The possibilities of endless, instant-access storage would be amazing. 24/7 digital video recording for security systems. Las Vegas alone could use this. No more wondering "do I have enough space to install this?". Want to install the latest release of RedHat 23.0, just install it to a new partition (or quadrant, or whatever we have) and go.
I am just throwing out stuff here, but we have advanced pretty far in 10 years because of advancements in technology. Sure, the ideas have been there too, but the technology has to be in sync for it to take off. (Apple Newton?) I know the tech industry hasn't been around that long, but we have some history to look back on. Don't say things like "I'll never use that much space" or "Why would I need a processor that powerful?". We will need it, we will think of ways to use it.
My beliefs do not require that you agree with them.
Gee, it's nice to hear stuff like this once in a while.
I wrote the software that ran WD's servo-track writers (the last step in manufacturing HD's) at that time.
At the time, our field tech said that WD was using crappy media (platters), but very smart electronics. Apparently the media is the more expensive part to manufacture. Hence they were able to make hard drives cheaper than others.
-- I have monkeys in my pants.
Not just how many bad sectors, but their cylinder/head/sector numbers too.
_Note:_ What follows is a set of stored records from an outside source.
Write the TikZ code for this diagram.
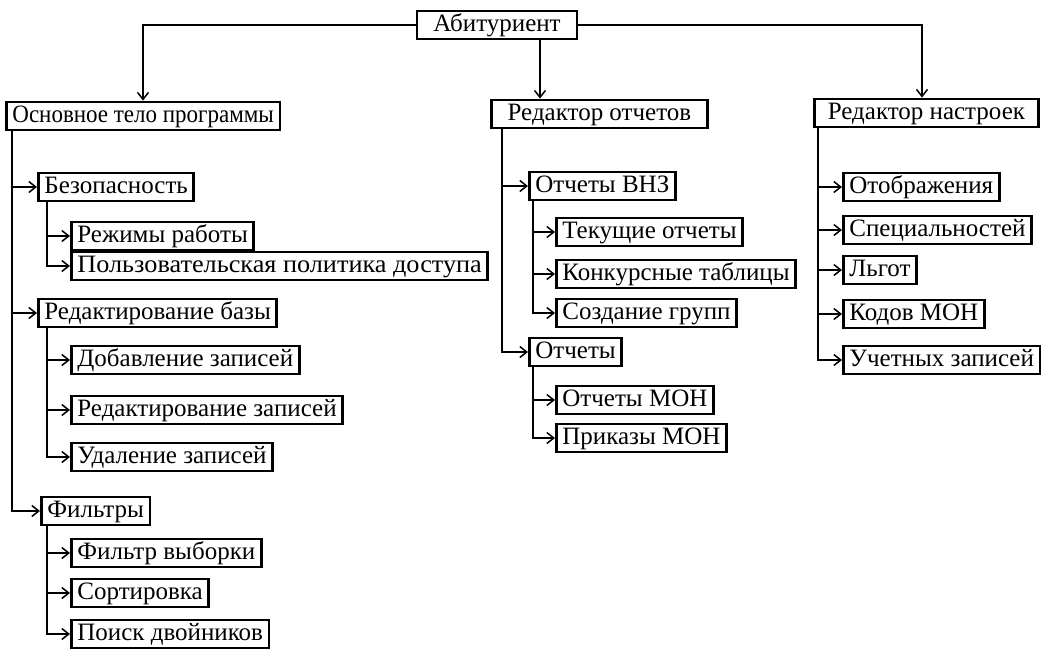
\documentclass[tikz,border=0pt]{standalone}
\usepackage{fontspec}
\setmainfont{Liberation Serif}
\usetikzlibrary{arrows.meta,positioning}

\begin{document}
\begin{tikzpicture}[x=0.5pt, y=-0.5pt, font=\fontsize{12.5}{14}\selectfont, >={Straight Barb[length=3.5pt, width=5.5pt]},
  box/.style={draw, line width=1.4pt, anchor=west, inner xsep=3pt, inner ysep=1pt, text height=9pt, text depth=3pt},
  link/.style={->, line width=0.75pt}]
  \useasboundingbox (0,0) rectangle (1054,655);
  % top level
  \node[box, anchor=center, minimum width=80pt] (root) at (497,25) {Абитуриент};
  \node[box, font=\fontsize{12.5}{14}\selectfont\addfontfeature{FakeStretch=0.92}] (main) at (5,116) {Основное тело программы};
  \node[box, minimum width=108pt] (rep) at (490,114) {Редактор отчетов};
  \node[box, minimum width=112pt] (set) at (813,113) {Редактор настроек};
  \coordinate (tapM) at (143,0); \coordinate (tapR) at (540,0); \coordinate (tapS) at (922,0);
  \draw[link] (root.west) -| (main.north -| tapM);
  \draw[link] (root.south -| tapR) -- (rep.north -| tapR);
  \draw[link] (root.east) -| (set.north -| tapS);
  % main program body
  \node[box] (sec) at (37,187) {Безопасность};
  \node[box] (modes) at (70,236) {Режимы работы};
  \node[box, font=\fontsize{12.5}{14}\selectfont\addfontfeature{FakeStretch=1.05}] (policy) at (70,266) {Пользовательская политика доступа};
  \node[box] (edit) at (37,313) {Редактирование базы};
  \node[box] (add) at (70,360) {Добавление записей};
  \node[box] (editrec) at (70,410) {Редактирование записей};
  \node[box] (del) at (70,457) {Удаление записей};
  \node[box] (filt) at (40,511) {Фильтры};
  \node[box] (sel) at (70,553) {Фильтр выборки};
  \node[box] (sort) at (70,593) {Сортировка};
  \node[box] (dup) at (70,634) {Поиск двойников};
  \draw[link] ([xshift=3.5pt]main.south west) |- (sec.west); \draw[link] ([xshift=3.5pt]main.south west) |- (edit.west); \draw[link] ([xshift=3.5pt]main.south west) |- (filt.west);
  \draw[link] ([xshift=5pt]sec.south west) |- (modes.west); \draw[link] ([xshift=5pt]sec.south west) |- (policy.west);
  \draw[link] ([xshift=5pt]edit.south west) |- (add.west); \draw[link] ([xshift=5pt]edit.south west) |- (editrec.west); \draw[link] ([xshift=5pt]edit.south west) |- (del.west);
  \draw[link] ([xshift=3.5pt]filt.south west) |- (sel.west); \draw[link] ([xshift=3.5pt]filt.south west) |- (sort.west); \draw[link] ([xshift=3.5pt]filt.south west) |- (dup.west);
  % report editor
  \node[box] (vnz) at (528,186) {Отчеты ВНЗ};
  \node[box] (cur) at (555,232) {Текущие отчеты};
  \node[box] (comp) at (555,274) {Конкурсные таблицы};
  \node[box] (grp) at (555,313) {Создание групп};
  \node[box] (rpt) at (528,352) {Отчеты};
  \node[box] (mon) at (555,400) {Отчеты МОН};
  \node[box] (ord) at (555,438) {Приказы МОН};
  \draw[link] ([xshift=6pt]rep.south west) |- (vnz.west); \draw[link] ([xshift=6pt]rep.south west) |- (rpt.west);
  \draw[link] ([xshift=2.5pt]vnz.south west) |- (cur.west); \draw[link] ([xshift=2.5pt]vnz.south west) |- (comp.west); \draw[link] ([xshift=2.5pt]vnz.south west) |- (grp.west);
  \draw[link] ([xshift=2.5pt]rpt.south west) |- (mon.west); \draw[link] ([xshift=2.5pt]rpt.south west) |- (ord.west);
  % settings editor
  \node[box] (disp) at (842,187) {Отображения};
  \node[box] (spec) at (842,230) {Специальностей};
  \node[box] (priv) at (842,270) {Льгот};
  \node[box] (codes) at (842,314) {Кодов МОН};
  \node[box] (acc) at (842,360) {Учетных записей};
  \draw[link] ([xshift=2.5pt]set.south west) |- (disp.west); \draw[link] ([xshift=2.5pt]set.south west) |- (spec.west); \draw[link] ([xshift=2.5pt]set.south west) |- (priv.west);
  \draw[link] ([xshift=2.5pt]set.south west) |- (codes.west); \draw[link] ([xshift=2.5pt]set.south west) |- (acc.west);
\end{tikzpicture}
\end{document}
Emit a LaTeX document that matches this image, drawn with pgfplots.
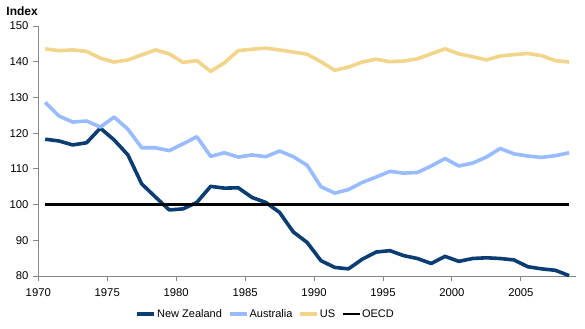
\documentclass[border=0pt]{standalone}
\usepackage{pgfplots}
\pgfplotsset{compat=1.18}
\usepackage{pgfplotstable}
\usepackage{fontspec}
\setmainfont{Liberation Sans}

\definecolor{nzblue}{RGB}{10,62,115}
\definecolor{aublue}{RGB}{153,187,255}
\definecolor{ustan}{RGB}{242,212,138}
\definecolor{axisgray}{RGB}{134,134,134}

% Real exchange rate index, annual values (OECD = 100)
\pgfplotstableread{
year  NZ     AU     US     OECD
1970  118.3  128.6  143.6  100
1971  117.8  124.8  143.1  100
1972  116.7  123.1  143.3  100
1973  117.3  123.4  142.9  100
1974  121.4  121.7  141.0  100
1975  118.1  124.5  139.9  100
1976  113.9  121.1  140.5  100
1977  105.8  115.9  141.9  100
1978  102.1  115.9  143.3  100
1979   98.5  115.1  142.2  100
1980   98.8  117.0  139.8  100
1981  100.6  119.0  140.3  100
1982  105.1  113.5  137.3  100
1983  104.6  114.5  139.7  100
1984  104.7  113.3  143.1  100
1985  102.0  113.9  143.5  100
1986  100.6  113.4  143.8  100
1987   97.8  115.0  143.3  100
1988   92.3  113.4  142.7  100
1989   89.4  111.0  142.1  100
1990   84.3  105.0  140.0  100
1991   82.4  103.2  137.6  100
1992   82.0  104.2  138.5  100
1993   84.7  106.2  139.9  100
1994   86.7  107.7  140.7  100
1995   87.1  109.3  140.0  100
1996   85.7  108.8  140.2  100
1997   84.9  109.0  140.8  100
1998   83.5  110.8  142.2  100
1999   85.5  112.9  143.6  100
2000   84.1  110.8  142.2  100
2001   84.9  111.6  141.4  100
2002   85.1  113.3  140.5  100
2003   84.9  115.7  141.6  100
2004   84.5  114.2  142.0  100
2005   82.6  113.6  142.3  100
2006   82.0  113.2  141.7  100
2007   81.6  113.7  140.3  100
2008   80.1  114.5  139.9  100
}\rer

\begin{document}
\fontsize{11bp}{13bp}\selectfont
\begin{tikzpicture}
\begin{axis}[
  at={(0,0)}, anchor=south west,
  scale only axis,
  width=537.7bp, height=250bp,
  xmin=1970, xmax=2009,
  ymin=80, ymax=150,
  axis lines*=left,
  axis line style={axisgray, line width=0.9bp},
  xtick={1970,1975,...,2005},
  ytick={80,90,...,150},
  tick align=outside,
  major tick length=5bp,
  tick style={axisgray, line width=0.9bp},
  xticklabel style={/pgf/number format/1000 sep=, yshift=-4bp},
  yticklabel style={xshift=-1bp},
  /pgf/number format/assume math mode=true,
  ticklabel style={font=\fontsize{11.3bp}{13bp}\selectfont, text=black},
  legend columns=4,
  legend style={
    at={(0.422,-0.152)}, anchor=center,
    draw=none, fill=none,
    font=\fontsize{11bp}{13bp}\selectfont,
    inner sep=0pt,
    nodes={inner xsep=1bp, inner ysep=1bp},
    /tikz/every even column/.append style={column sep=5bp},
  },
  legend image code/.code={\draw[#1] (0bp,0bp) -- (17bp,0bp);},
  clip=false,
]
\addplot[nzblue, line width=3.6bp, line join=round] table[x expr=\thisrow{year}+0.5, y=NZ] {\rer};
\addlegendentry{New Zealand}
\addplot[aublue, line width=3.6bp, line join=round] table[x expr=\thisrow{year}+0.5, y=AU] {\rer};
\addlegendentry{Australia}
\addplot[ustan, line width=3.6bp, line join=round] table[x expr=\thisrow{year}+0.5, y=US] {\rer};
\addlegendentry{US}
\addplot[black, line width=2.8bp] table[x expr=\thisrow{year}+0.5, y=OECD] {\rer};
\addlegendentry{OECD}
\end{axis}
\node[anchor=west, font=\bfseries\fontsize{12bp}{14bp}\selectfont, inner sep=0pt] at (-32bp,265bp) {Index};
\path (-38.3bp,-53bp) rectangle (546.7bp,276bp);
\end{tikzpicture}
\end{document}
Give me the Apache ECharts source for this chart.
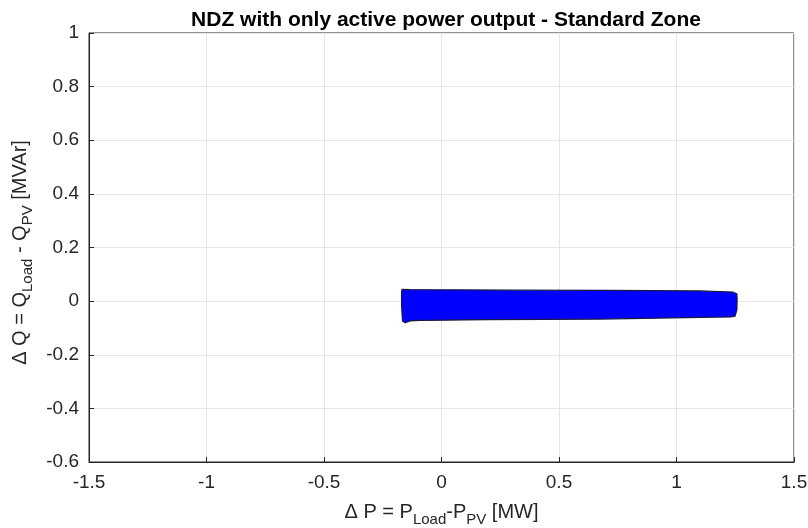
<!DOCTYPE html>
<html>
<head>
<meta charset="utf-8">
<script src="https://cdn.jsdelivr.net/npm/echarts@6/dist/echarts.min.js"></script>
<style>html,body{margin:0;padding:0;background:#fff}#c{width:808px;height:528px}</style>
</head>
<body>
<div id="c"></div>
<script>
// NDZ region outline (ΔP [MW], ΔQ [MVAr]) traced clockwise
const ndzP = [-0.170, -0.168, -0.134, 0.30, 0.70, 1.10, 1.24, 1.257, 1.258, 1.257, 1.249, 1.232, 0.674, 0.20, -0.091, -0.134, -0.155, -0.166, -0.170];
const ndzQ = [0.034, 0.044, 0.043, 0.041, 0.040, 0.038, 0.034, 0.027, 0.004, -0.033, -0.056, -0.059, -0.067, -0.069, -0.072, -0.074, -0.081, -0.074, -0.015];
const xTicks = [-1.5, -1, -0.5, 0, 0.5, 1, 1.5];
const yTicks = [-0.6, -0.4, -0.2, 0, 0.2, 0.4, 0.6, 0.8, 1];

const font = 'Liberation Sans, Arial, sans-serif';
const fmt = v => String(parseFloat(Number(v).toFixed(2)));
const chart = echarts.init(document.getElementById('c'), null, {renderer: 'canvas'});
chart.setOption({
  animation: false,
  backgroundColor: '#ffffff',
  title: {
    text: 'NDZ with only active power output - Standard Zone',
    left: 441, top: 5, textAlign: 'center',
    textStyle: {fontFamily: font, fontSize: 21, fontWeight: 'bold', color: '#000'}
  },
  grid: {left: 89, right: 14, top: 33, bottom: 66, outerBoundsMode: 'none', containLabel: false,
    show: true, borderColor: '#262626', borderWidth: 1, backgroundColor: 'transparent'},
  xAxis: {
    type: 'value', min: xTicks[0], max: xTicks[xTicks.length - 1], interval: 0.5,
    axisLine: {show: true, onZero: false, lineStyle: {color: '#262626'}},
    axisTick: {show: true, inside: true, length: 5, lineStyle: {color: '#262626'}},
    axisLabel: {formatter: fmt, fontFamily: font, fontSize: 19, color: '#262626', margin: 11},
    splitLine: {show: true, lineStyle: {color: '#e6e6e6', width: 1}},
    name: '{n|Δ P = P}{s|Load}{n|-P}{s|PV}{n| [MW]}',
    nameLocation: 'middle', nameGap: 35,
    nameTextStyle: {rich: {
      n: {fontFamily: font, fontSize: 20, color: '#262626'},
      s: {fontFamily: font, fontSize: 15, color: '#262626', verticalAlign: 'bottom', padding: [15, 0, 0, 0]}
    }}
  },
  yAxis: {
    type: 'value', min: yTicks[0], max: yTicks[yTicks.length - 1], interval: 0.2,
    axisLine: {show: true, onZero: false, lineStyle: {color: '#262626'}},
    axisTick: {show: true, inside: true, length: 5, lineStyle: {color: '#262626'}},
    axisLabel: {formatter: fmt, fontFamily: font, fontSize: 19, color: '#262626', margin: 10},
    splitLine: {show: true, lineStyle: {color: '#e6e6e6', width: 1}},
    name: '{n|Δ Q = Q}{s|Load}{n| - Q}{s|PV}{n| [MVAr]}',
    nameLocation: 'middle', nameGap: 52, nameRotate: 90,
    nameTextStyle: {padding: [0, 10, 0, 0], rich: {
      n: {fontFamily: font, fontSize: 20, color: '#262626'},
      s: {fontFamily: font, fontSize: 15, color: '#262626', verticalAlign: 'bottom', padding: [15, 0, 0, 0]}
    }}
  },
  series: [{
    type: 'custom',
    coordinateSystem: 'cartesian2d',
    clip: true,
    data: ndzP.map((p, i) => [p, ndzQ[i]]),
    encode: {x: 0, y: 1},
    renderItem: function (params, api) {
      if (params.dataIndex !== 0) return null;
      const pts = ndzP.map((p, i) => api.coord([p, ndzQ[i]]));
      return {
        type: 'polygon',
        shape: {points: pts, smooth: 0},
        style: {fill: '#0000ff', stroke: '#1a1a40', lineWidth: 1.2}
      };
    }
  }]
});
</script>
</body>
</html>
At least for the ESDI drives, that's because you'd have to manually key in the defect list when you formatted the thing. Today's drives do automatic defect management--drives still come with a list of bad sectors; the list is just stored on the platters themselves, rather than on a printed label. You can query the drive for its "P-list" (primary defect list) to get the sectors that were bad from the factory, and its "G-list" (grown defect list) to get the sectors that have gone bad since you got the drive.